Is a release already planned sometime soon?
@viktordick https://pypi.org/project/waitress/2.0.0b0/
I need testers to validate this doesn't break anything, but there is now a released version of waitress you can try in your environment.
Thanks. We are actually already using it - we simply use
git+https://github.com/perfact/waitress@2.0.0dev0.perfact.2
In our requirements.txt
, which is essentially the current state of upstream master
plus a commit that gives a custom tag. Although the number of systems that actually already use it is still small (I think no production system yet).
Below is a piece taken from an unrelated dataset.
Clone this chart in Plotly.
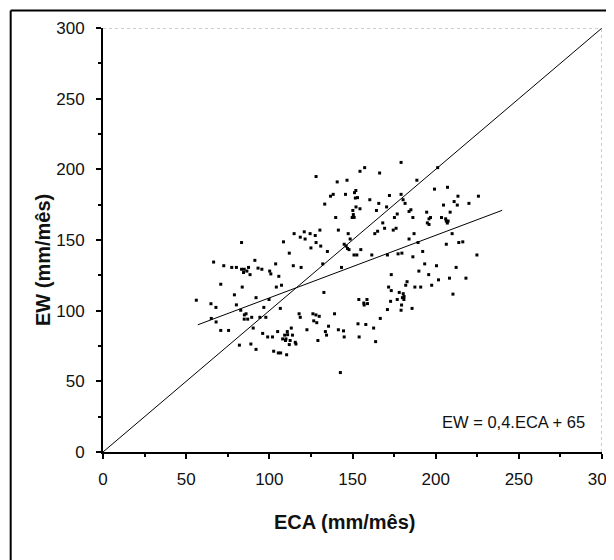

I couldn't use it in waitress serve in version 2.0. I get a stack trace ValueError: Unknown adjustment 'client_disconnected'
when using it as serve(MyFlask.app, host="111.111.111", port=os.environ["PORT"], channel_request_lookahead=5, client_disconnected=run_on_exit)
. Is it yet implimented?
That's not how this feature works. You can't inject your own callable into the environ.
Then how is it used? I couldn't find any example on it.
When using waitress the wsgi environ is providing an extra key with a callable that can be invoked to see if the client is still connected. It is not a callback. You have to poll it in your request handling code.
Implementation of the idea discussed in #308. The tests don't pass yet and I should also implement additional tests for this, but hopefully this helps with the discussion.